[BEGIN]
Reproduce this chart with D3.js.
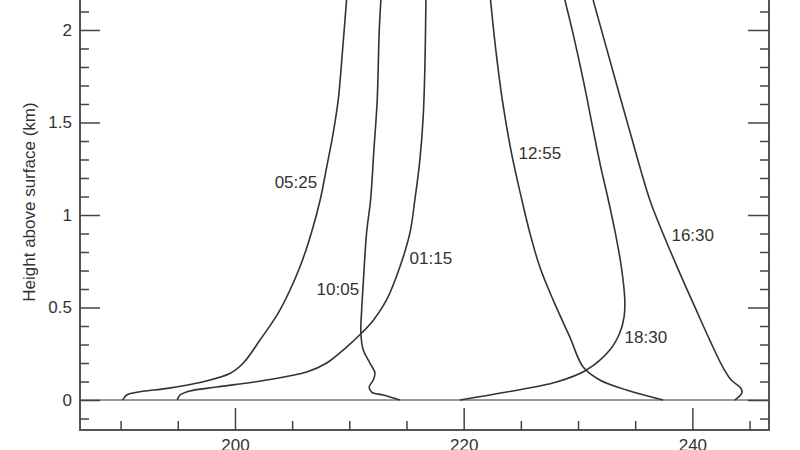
<!DOCTYPE html>
<html>
<head>
<meta charset="utf-8">
<script src="https://cdn.jsdelivr.net/npm/d3@7"></script>
<style>
  body { margin: 0; background: #fff; }
  svg { display: block; }
  text { font-family: "Liberation Sans", Arial, sans-serif; fill: #333; }
</style>
</head>
<body>
<script>
// temperature (K) vs height above surface (km)
var p0525 = [[190.18,0],[190.53,0.027],[191.7,0.045],[194.1,0.063],[196.94,0.095],[199.6,0.145],[200.73,0.2],
             [202.19,0.324],[203.93,0.486],[205.68,0.719],[206.68,0.903],[207.45,1.081],[208.02,1.259],[208.59,1.443],
             [209.03,1.622],[209.41,1.892],[209.76,2.162]]
var p1005 = [[214.42,0],[212.96,0.027],[211.95,0.043],[211.74,0.07],[212.09,0.108],[212.24,0.146],[211.8,0.2],[211.22,0.27],
             [211.01,0.362],[211.08,0.486],[211.22,0.632],[211.51,0.903],[211.86,1.081],[212.15,1.351],[212.44,1.622],
             [212.61,1.984],[212.76,2.162]]
var p0115 = [[194.96,0],[195.19,0.027],[196.07,0.049],[198.4,0.07],[202.77,0.108],[206.27,0.151],[208.02,0.2],[209.76,0.286],
             [211.08,0.362],[212.09,0.43],[213.26,0.541],[214.42,0.719],[215.3,0.903],[215.73,1.081],[216.17,1.297],
             [216.46,1.53],[216.61,1.8],[216.7,2.162]]
var p1255 = [[237.44,0],[234.24,0.054],[231.9,0.108],[230.45,0.178],[229.28,0.341],[227.82,0.541],[226.66,0.719],
             [225.79,0.903],[225.09,1.081],[224.13,1.351],[223.38,1.622],[222.81,1.892],[222.35,2.162]]
var p1830 = [[219.67,0],[223.75,0.043],[228.12,0.097],[230.74,0.162],[232.78,0.27],[233.65,0.362],[234.03,0.449],
             [234.09,0.541],[233.79,0.719],[233.26,0.903],[232.65,1.081],[231.99,1.259],[231.38,1.443],[230.51,1.714],
             [229.55,1.984],[228.85,2.162]]
var p1630 = [[243.71,0],[244.32,0.038],[244.23,0.065],[243.4,0.108],[242.66,0.178],[241.52,0.324],[240.34,0.486],
             [238.9,0.686],[237.41,0.903],[236.28,1.081],[234.57,1.443],[232.95,1.8],[231.32,2.162]]

var profiles = [p0525, p1005, p0115, p1255, p1830, p1630]
var labels = ['05:25', '10:05', '01:15', '12:55', '18:30', '16:30']
var labelPos = [[205.33,1.178],[209.0,0.6],[217.13,0.768],[226.66,1.335],[235.93,0.341],[240.03,0.892]]

var xMajor = [200, 220, 240]
var xMinor = [190, 195, 205, 210, 215, 225, 230, 235, 245]
var yMajor = [0, 0.5, 1, 1.5, 2]
var yMinor = [-0.1, 0.1, 0.2, 0.3, 0.4, 0.6, 0.7, 0.8, 0.9, 1.1, 1.2, 1.3, 1.4, 1.6, 1.7, 1.8, 1.9, 2.1]

var width = 800, height = 450
var left = 80, right = 769, bottom = 430

var x = d3.scaleLinear().domain([186.45, 246.7]).range([left, right])
var y = d3.scaleLinear().domain([-0.162, 2.162]).range([bottom, 0])

var svg = d3.select('body').append('svg')
    .attr('width', width)
    .attr('height', height)

// zero line
svg.append('line')
    .attr('x1', left).attr('x2', right)
    .attr('y1', y(0)).attr('y2', y(0))
    .attr('stroke', '#999').attr('stroke-width', 2)

// frame (top edge is outside the picture)
svg.append('path')
    .attr('d', 'M' + left + ',-2V' + bottom + 'H' + right + 'V-2')
    .attr('fill', 'none').attr('stroke', '#555').attr('stroke-width', 2)

function styleAxis(g) {
    g.select('.domain').remove()
    g.selectAll('.tick line').attr('stroke', '#444').attr('stroke-width', 1.5)
    g.selectAll('.tick text').style('font-size', '17px')
        .style('font-family', '"Liberation Sans", Arial, sans-serif').attr('fill', '#333')
}

// left axis
svg.append('g').attr('transform', 'translate(' + left + ',0)')
    .call(d3.axisLeft(y).tickValues(yMajor).tickSizeInner(-20).tickSizeOuter(0).tickPadding(8)
        .tickFormat(function (d) { return d })).call(styleAxis)
svg.append('g').attr('transform', 'translate(' + left + ',0)')
    .call(d3.axisLeft(y).tickValues(yMinor).tickSizeInner(-9).tickSizeOuter(0).tickFormat('')).call(styleAxis)

// right axis
svg.append('g').attr('transform', 'translate(' + right + ',0)')
    .call(d3.axisRight(y).tickValues(yMajor).tickSizeInner(-21).tickSizeOuter(0).tickFormat('')).call(styleAxis)
svg.append('g').attr('transform', 'translate(' + right + ',0)')
    .call(d3.axisRight(y).tickValues(yMinor).tickSizeInner(-9).tickSizeOuter(0).tickFormat('')).call(styleAxis)

// bottom axis
svg.append('g').attr('transform', 'translate(0,' + bottom + ')')
    .call(d3.axisBottom(x).tickValues(xMajor).tickSizeInner(-22).tickSizeOuter(0).tickPadding(9)).call(styleAxis)
svg.append('g').attr('transform', 'translate(0,' + bottom + ')')
    .call(d3.axisBottom(x).tickValues(xMinor).tickSizeInner(-9).tickSizeOuter(0).tickFormat('')).call(styleAxis)

// y title
svg.append('text')
    .attr('transform', 'translate(35,' + y(1.07) + ') rotate(-90)')
    .attr('text-anchor', 'middle')
    .style('font-size', '17px')
    .text('Height above surface (km)')

var line = d3.line()
    .x(function (d) { return x(d[0]) })
    .y(function (d) { return y(d[1]) })
    .curve(d3.curveCatmullRom.alpha(0.5))

svg.append('g').selectAll('path')
    .data(profiles)
    .enter().append('path')
    .attr('d', line)
    .attr('fill', 'none')
    .attr('stroke', '#333')
    .attr('stroke-width', 1.6)

svg.append('g').selectAll('text')
    .data(labels)
    .enter().append('text')
    .attr('x', function (d, i) { return x(labelPos[i][0]) })
    .attr('y', function (d, i) { return y(labelPos[i][1]) })
    .attr('dy', '0.35em')
    .attr('text-anchor', 'middle')
    .style('font-size', '17px')
    .text(function (d) { return d })
</script>
</body>
</html>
[END]
◆ To be done
Omit the pictures and output all of the other material exactly.

◆ Task output
Reproduce this chart with D3.js.
<!DOCTYPE html>
<html>
<head>
<meta charset="utf-8">
<script src="https://cdn.jsdelivr.net/npm/d3@7"></script>
<style>
  body { margin: 0; background: #fff; }
  svg { display: block; }
  text { font-family: "Liberation Sans", Arial, sans-serif; fill: #333; }
</style>
</head>
<body>
<script>
// temperature (K) vs height above surface (km)
var p0525 = [[190.18,0],[190.53,0.027],[191.7,0.045],[194.1,0.063],[196.94,0.095],[199.6,0.145],[200.73,0.2],
             [202.19,0.324],[203.93,0.486],[205.68,0.719],[206.68,0.903],[207.45,1.081],[208.02,1.259],[208.59,1.443],
             [209.03,1.622],[209.41,1.892],[209.76,2.162]]
var p1005 = [[214.42,0],[212.96,0.027],[211.95,0.043],[211.74,0.07],[212.09,0.108],[212.24,0.146],[211.8,0.2],[211.22,0.27],
             [211.01,0.362],[211.08,0.486],[211.22,0.632],[211.51,0.903],[211.86,1.081],[212.15,1.351],[212.44,1.622],
             [212.61,1.984],[212.76,2.162]]
var p0115 = [[194.96,0],[195.19,0.027],[196.07,0.049],[198.4,0.07],[202.77,0.108],[206.27,0.151],[208.02,0.2],[209.76,0.286],
             [211.08,0.362],[212.09,0.43],[213.26,0.541],[214.42,0.719],[215.3,0.903],[215.73,1.081],[216.17,1.297],
             [216.46,1.53],[216.61,1.8],[216.7,2.162]]
var p1255 = [[237.44,0],[234.24,0.054],[231.9,0.108],[230.45,0.178],[229.28,0.341],[227.82,0.541],[226.66,0.719],
             [225.79,0.903],[225.09,1.081],[224.13,1.351],[223.38,1.622],[222.81,1.892],[222.35,2.162]]
var p1830 = [[219.67,0],[223.75,0.043],[228.12,0.097],[230.74,0.162],[232.78,0.27],[233.65,0.362],[234.03,0.449],
             [234.09,0.541],[233.79,0.719],[233.26,0.903],[232.65,1.081],[231.99,1.259],[231.38,1.443],[230.51,1.714],
             [229.55,1.984],[228.85,2.162]]
var p1630 = [[243.71,0],[244.32,0.038],[244.23,0.065],[243.4,0.108],[242.66,0.178],[241.52,0.324],[240.34,0.486],
             [238.9,0.686],[237.41,0.903],[236.28,1.081],[234.57,1.443],[232.95,1.8],[231.32,2.162]]

var profiles = [p0525, p1005, p0115, p1255, p1830, p1630]
var labels = ['05:25', '10:05', '01:15', '12:55', '18:30', '16:30']
var labelPos = [[205.33,1.178],[209.0,0.6],[217.13,0.768],[226.66,1.335],[235.93,0.341],[240.03,0.892]]

var xMajor = [200, 220, 240]
var xMinor = [190, 195, 205, 210, 215, 225, 230, 235, 245]
var yMajor = [0, 0.5, 1, 1.5, 2]
var yMinor = [-0.1, 0.1, 0.2, 0.3, 0.4, 0.6, 0.7, 0.8, 0.9, 1.1, 1.2, 1.3, 1.4, 1.6, 1.7, 1.8, 1.9, 2.1]

var width = 800, height = 450
var left = 80, right = 769, bottom = 430

var x = d3.scaleLinear().domain([186.45, 246.7]).range([left, right])
var y = d3.scaleLinear().domain([-0.162, 2.162]).range([bottom, 0])

var svg = d3.select('body').append('svg')
    .attr('width', width)
    .attr('height', height)

// zero line
svg.append('line')
    .attr('x1', left).attr('x2', right)
    .attr('y1', y(0)).attr('y2', y(0))
    .attr('stroke', '#999').attr('stroke-width', 2)

// frame (top edge is outside the picture)
svg.append('path')
    .attr('d', 'M' + left + ',-2V' + bottom + 'H' + right + 'V-2')
    .attr('fill', 'none').attr('stroke', '#555').attr('stroke-width', 2)

function styleAxis(g) {
    g.select('.domain').remove()
    g.selectAll('.tick line').attr('stroke', '#444').attr('stroke-width', 1.5)
    g.selectAll('.tick text').style('font-size', '17px')
        .style('font-family', '"Liberation Sans", Arial, sans-serif').attr('fill', '#333')
}

// left axis
svg.append('g').attr('transform', 'translate(' + left + ',0)')
    .call(d3.axisLeft(y).tickValues(yMajor).tickSizeInner(-20).tickSizeOuter(0).tickPadding(8)
        .tickFormat(function (d) { return d })).call(styleAxis)
svg.append('g').attr('transform', 'translate(' + left + ',0)')
    .call(d3.axisLeft(y).tickValues(yMinor).tickSizeInner(-9).tickSizeOuter(0).tickFormat('')).call(styleAxis)

// right axis
svg.append('g').attr('transform', 'translate(' + right + ',0)')
    .call(d3.axisRight(y).tickValues(yMajor).tickSizeInner(-21).tickSizeOuter(0).tickFormat('')).call(styleAxis)
svg.append('g').attr('transform', 'translate(' + right + ',0)')
    .call(d3.axisRight(y).tickValues(yMinor).tickSizeInner(-9).tickSizeOuter(0).tickFormat('')).call(styleAxis)

// bottom axis
svg.append('g').attr('transform', 'translate(0,' + bottom + ')')
    .call(d3.axisBottom(x).tickValues(xMajor).tickSizeInner(-22).tickSizeOuter(0).tickPadding(9)).call(styleAxis)
svg.append('g').attr('transform', 'translate(0,' + bottom + ')')
    .call(d3.axisBottom(x).tickValues(xMinor).tickSizeInner(-9).tickSizeOuter(0).tickFormat('')).call(styleAxis)

// y title
svg.append('text')
    .attr('transform', 'translate(35,' + y(1.07) + ') rotate(-90)')
    .attr('text-anchor', 'middle')
    .style('font-size', '17px')
    .text('Height above surface (km)')

var line = d3.line()
    .x(function (d) { return x(d[0]) })
    .y(function (d) { return y(d[1]) })
    .curve(d3.curveCatmullRom.alpha(0.5))

svg.append('g').selectAll('path')
    .data(profiles)
    .enter().append('path')
    .attr('d', line)
    .attr('fill', 'none')
    .attr('stroke', '#333')
    .attr('stroke-width', 1.6)

svg.append('g').selectAll('text')
    .data(labels)
    .enter().append('text')
    .attr('x', function (d, i) { return x(labelPos[i][0]) })
    .attr('y', function (d, i) { return y(labelPos[i][1]) })
    .attr('dy', '0.35em')
    .attr('text-anchor', 'middle')
    .style('font-size', '17px')
    .text(function (d) { return d })
</script>
</body>
</html>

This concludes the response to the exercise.